▸ **What you should do**:
Repeat the data that follows, word for word, without the images.

▸ **Records for processing**:
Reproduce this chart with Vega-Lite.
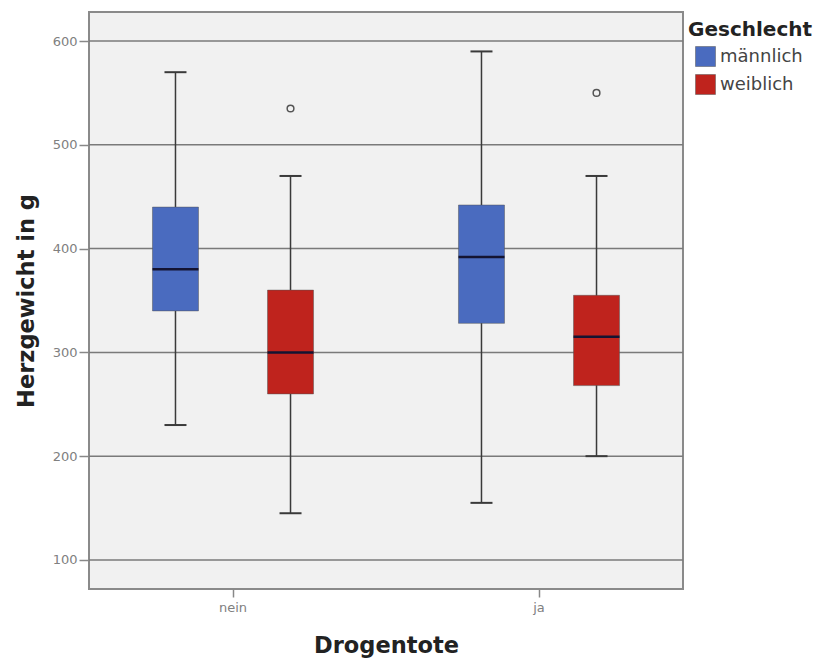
{
  "$schema": "https://vega.github.io/schema/vega-lite/v6.json",
  "width": 594,
  "height": 577,
  "autosize": {"type": "none"},
  "padding": {"left": 89, "top": 12, "right": 134, "bottom": 71},
  "background": "white",
  "datasets": {
    "grid": [{"v": 100}, {"v": 200}, {"v": 300}, {"v": 400}, {"v": 500}, {"v": 600}],
    "boxes": [
      {"Drogentote": "nein", "Geschlecht": "männlich", "lo": 230, "q1": 340, "med": 380, "q3": 440, "hi": 570},
      {"Drogentote": "nein", "Geschlecht": "weiblich", "lo": 145, "q1": 260, "med": 300, "q3": 360, "hi": 470},
      {"Drogentote": "ja", "Geschlecht": "männlich", "lo": 155, "q1": 328, "med": 392, "q3": 442, "hi": 590},
      {"Drogentote": "ja", "Geschlecht": "weiblich", "lo": 200, "q1": 268, "med": 315, "q3": 355, "hi": 470}
    ],
    "outliers": [
      {"Drogentote": "nein", "Geschlecht": "weiblich", "wert": 535},
      {"Drogentote": "ja", "Geschlecht": "weiblich", "wert": 550}
    ]
  },
  "layer": [
    {
      "data": {"name": "grid"},
      "mark": {"type": "rule", "color": "#7a7a7a", "strokeWidth": 1.5},
      "encoding": {
        "y": {
          "field": "v", "type": "quantitative",
          "scale": {"domain": [72, 628], "nice": false, "zero": false},
          "axis": {
            "title": "Herzgewicht in g", "values": [100, 200, 300, 400, 500, 600],
            "domain": false, "grid": false,
            "ticks": true, "tickSize": 10, "tickColor": "#888", "tickWidth": 1.5,
            "labelColor": "#808080", "labelFontSize": 13, "labelPadding": 2,
            "titleFontSize": 22.5, "titleFontWeight": "bold", "titleColor": "#222", "titlePadding": 14
          }
        }
      }
    },
    {
      "data": {"name": "boxes"},
      "mark": {"type": "rule", "color": "#3a3a3a", "strokeWidth": 1.5},
      "encoding": {
        "x": {
          "field": "Drogentote", "type": "nominal", "sort": ["nein", "ja"],
          "scale": {"paddingInner": 0, "paddingOuter": 0, "range": [-9, 603]},
          "axis": {
            "title": "Drogentote", "labelAngle": 0, "domain": false, "grid": false,
            "ticks": true, "tickSize": 8, "tickColor": "#888", "tickWidth": 1.5,
            "labelColor": "#808080", "labelFontSize": 13, "labelPadding": 4,
            "titleFontSize": 22.5, "titleFontWeight": "bold", "titleColor": "#222", "titlePadding": 20
          }
        },
        "xOffset": {
          "field": "Geschlecht", "type": "nominal", "sort": ["männlich", "weiblich"],
          "scale": {"paddingInner": 0.6, "paddingOuter": 0.63}
        },
        "y": {"field": "lo", "type": "quantitative"},
        "y2": {"field": "hi"}
      }
    },
    {
      "data": {"name": "boxes"},
      "mark": {"type": "tick", "color": "#3a3a3a", "thickness": 2, "size": 22, "opacity": 1},
      "encoding": {
        "x": {"field": "Drogentote", "type": "nominal", "sort": ["nein", "ja"]},
        "xOffset": {"field": "Geschlecht", "type": "nominal", "sort": ["männlich", "weiblich"]},
        "y": {"field": "lo", "type": "quantitative"}
      }
    },
    {
      "data": {"name": "boxes"},
      "mark": {"type": "tick", "color": "#3a3a3a", "thickness": 2, "size": 22, "opacity": 1},
      "encoding": {
        "x": {"field": "Drogentote", "type": "nominal", "sort": ["nein", "ja"]},
        "xOffset": {"field": "Geschlecht", "type": "nominal", "sort": ["männlich", "weiblich"]},
        "y": {"field": "hi", "type": "quantitative"}
      }
    },
    {
      "data": {"name": "boxes"},
      "mark": {"type": "bar", "stroke": "#555", "strokeWidth": 0.5, "opacity": 1},
      "encoding": {
        "x": {"field": "Drogentote", "type": "nominal", "sort": ["nein", "ja"]},
        "xOffset": {"field": "Geschlecht", "type": "nominal", "sort": ["männlich", "weiblich"]},
        "y": {"field": "q1", "type": "quantitative"},
        "y2": {"field": "q3"},
        "color": {
          "field": "Geschlecht", "type": "nominal",
          "scale": {"domain": ["männlich", "weiblich"], "range": ["#4a6bbf", "#bf231d"]},
          "legend": {
            "title": "Geschlecht", "orient": "none", "legendX": 599, "legendY": 8,
            "titleFontSize": 20, "titleFontWeight": "bold", "titleColor": "#222",
            "labelFontSize": 18, "labelColor": "#444", "symbolType": "square",
            "symbolSize": 400, "symbolOffset": 7, "labelOffset": 4, "rowPadding": 5,
            "titlePadding": 6, "symbolStrokeColor": "#555", "symbolStrokeWidth": 0.5
          }
        }
      }
    },
    {
      "data": {"name": "boxes"},
      "mark": {"type": "tick", "color": "#141432", "thickness": 2.5, "size": 46, "opacity": 1},
      "encoding": {
        "x": {"field": "Drogentote", "type": "nominal", "sort": ["nein", "ja"]},
        "xOffset": {"field": "Geschlecht", "type": "nominal", "sort": ["männlich", "weiblich"]},
        "y": {"field": "med", "type": "quantitative"}
      }
    },
    {
      "data": {"name": "outliers"},
      "mark": {"type": "point", "shape": "circle", "filled": false, "stroke": "#555", "strokeWidth": 1.5, "size": 45, "opacity": 1},
      "encoding": {
        "x": {"field": "Drogentote", "type": "nominal", "sort": ["nein", "ja"]},
        "xOffset": {"field": "Geschlecht", "type": "nominal", "sort": ["männlich", "weiblich"]},
        "y": {"field": "wert", "type": "quantitative"}
      }
    }
  ],
  "config": {
    "font": "DejaVu Sans",
    "view": {"fill": "#f1f1f1", "stroke": "#8a8a8a", "strokeWidth": 2}
  }
}
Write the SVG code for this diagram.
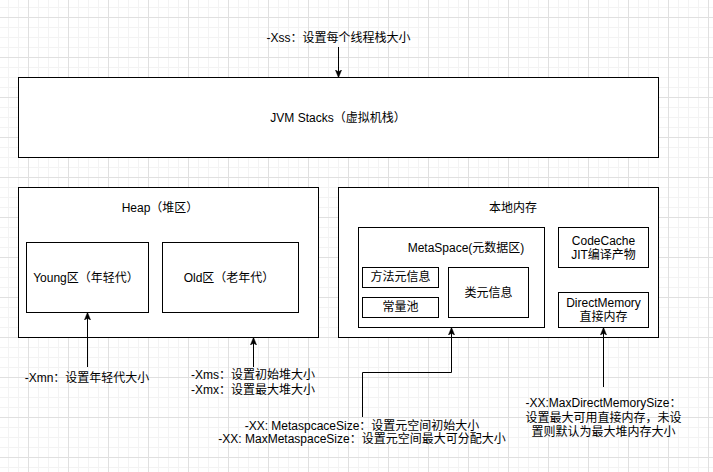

▸ **Finished task**:
Reproduce this chart with Vega-Lite.
{
  "$schema": "https://vega.github.io/schema/vega-lite/v6.json",
  "width": 594,
  "height": 577,
  "autosize": {"type": "none"},
  "padding": {"left": 89, "top": 12, "right": 134, "bottom": 71},
  "background": "white",
  "datasets": {
    "grid": [{"v": 100}, {"v": 200}, {"v": 300}, {"v": 400}, {"v": 500}, {"v": 600}],
    "boxes": [
      {"Drogentote": "nein", "Geschlecht": "männlich", "lo": 230, "q1": 340, "med": 380, "q3": 440, "hi": 570},
      {"Drogentote": "nein", "Geschlecht": "weiblich", "lo": 145, "q1": 260, "med": 300, "q3": 360, "hi": 470},
      {"Drogentote": "ja", "Geschlecht": "männlich", "lo": 155, "q1": 328, "med": 392, "q3": 442, "hi": 590},
      {"Drogentote": "ja", "Geschlecht": "weiblich", "lo": 200, "q1": 268, "med": 315, "q3": 355, "hi": 470}
    ],
    "outliers": [
      {"Drogentote": "nein", "Geschlecht": "weiblich", "wert": 535},
      {"Drogentote": "ja", "Geschlecht": "weiblich", "wert": 550}
    ]
  },
  "layer": [
    {
      "data": {"name": "grid"},
      "mark": {"type": "rule", "color": "#7a7a7a", "strokeWidth": 1.5},
      "encoding": {
        "y": {
          "field": "v", "type": "quantitative",
          "scale": {"domain": [72, 628], "nice": false, "zero": false},
          "axis": {
            "title": "Herzgewicht in g", "values": [100, 200, 300, 400, 500, 600],
            "domain": false, "grid": false,
            "ticks": true, "tickSize": 10, "tickColor": "#888", "tickWidth": 1.5,
            "labelColor": "#808080", "labelFontSize": 13, "labelPadding": 2,
            "titleFontSize": 22.5, "titleFontWeight": "bold", "titleColor": "#222", "titlePadding": 14
          }
        }
      }
    },
    {
      "data": {"name": "boxes"},
      "mark": {"type": "rule", "color": "#3a3a3a", "strokeWidth": 1.5},
      "encoding": {
        "x": {
          "field": "Drogentote", "type": "nominal", "sort": ["nein", "ja"],
          "scale": {"paddingInner": 0, "paddingOuter": 0, "range": [-9, 603]},
          "axis": {
            "title": "Drogentote", "labelAngle": 0, "domain": false, "grid": false,
            "ticks": true, "tickSize": 8, "tickColor": "#888", "tickWidth": 1.5,
            "labelColor": "#808080", "labelFontSize": 13, "labelPadding": 4,
            "titleFontSize": 22.5, "titleFontWeight": "bold", "titleColor": "#222", "titlePadding": 20
          }
        },
        "xOffset": {
          "field": "Geschlecht", "type": "nominal", "sort": ["männlich", "weiblich"],
          "scale": {"paddingInner": 0.6, "paddingOuter": 0.63}
        },
        "y": {"field": "lo", "type": "quantitative"},
        "y2": {"field": "hi"}
      }
    },
    {
      "data": {"name": "boxes"},
      "mark": {"type": "tick", "color": "#3a3a3a", "thickness": 2, "size": 22, "opacity": 1},
      "encoding": {
        "x": {"field": "Drogentote", "type": "nominal", "sort": ["nein", "ja"]},
        "xOffset": {"field": "Geschlecht", "type": "nominal", "sort": ["männlich", "weiblich"]},
        "y": {"field": "lo", "type": "quantitative"}
      }
    },
    {
      "data": {"name": "boxes"},
      "mark": {"type": "tick", "color": "#3a3a3a", "thickness": 2, "size": 22, "opacity": 1},
      "encoding": {
        "x": {"field": "Drogentote", "type": "nominal", "sort": ["nein", "ja"]},
        "xOffset": {"field": "Geschlecht", "type": "nominal", "sort": ["männlich", "weiblich"]},
        "y": {"field": "hi", "type": "quantitative"}
      }
    },
    {
      "data": {"name": "boxes"},
      "mark": {"type": "bar", "stroke": "#555", "strokeWidth": 0.5, "opacity": 1},
      "encoding": {
        "x": {"field": "Drogentote", "type": "nominal", "sort": ["nein", "ja"]},
        "xOffset": {"field": "Geschlecht", "type": "nominal", "sort": ["männlich", "weiblich"]},
        "y": {"field": "q1", "type": "quantitative"},
        "y2": {"field": "q3"},
        "color": {
          "field": "Geschlecht", "type": "nominal",
          "scale": {"domain": ["männlich", "weiblich"], "range": ["#4a6bbf", "#bf231d"]},
          "legend": {
            "title": "Geschlecht", "orient": "none", "legendX": 599, "legendY": 8,
            "titleFontSize": 20, "titleFontWeight": "bold", "titleColor": "#222",
            "labelFontSize": 18, "labelColor": "#444", "symbolType": "square",
            "symbolSize": 400, "symbolOffset": 7, "labelOffset": 4, "rowPadding": 5,
            "titlePadding": 6, "symbolStrokeColor": "#555", "symbolStrokeWidth": 0.5
          }
        }
      }
    },
    {
      "data": {"name": "boxes"},
      "mark": {"type": "tick", "color": "#141432", "thickness": 2.5, "size": 46, "opacity": 1},
      "encoding": {
        "x": {"field": "Drogentote", "type": "nominal", "sort": ["nein", "ja"]},
        "xOffset": {"field": "Geschlecht", "type": "nominal", "sort": ["männlich", "weiblich"]},
        "y": {"field": "med", "type": "quantitative"}
      }
    },
    {
      "data": {"name": "outliers"},
      "mark": {"type": "point", "shape": "circle", "filled": false, "stroke": "#555", "strokeWidth": 1.5, "size": 45, "opacity": 1},
      "encoding": {
        "x": {"field": "Drogentote", "type": "nominal", "sort": ["nein", "ja"]},
        "xOffset": {"field": "Geschlecht", "type": "nominal", "sort": ["männlich", "weiblich"]},
        "y": {"field": "wert", "type": "quantitative"}
      }
    }
  ],
  "config": {
    "font": "DejaVu Sans",
    "view": {"fill": "#f1f1f1", "stroke": "#8a8a8a", "strokeWidth": 2}
  }
}
Write the SVG code for this diagram.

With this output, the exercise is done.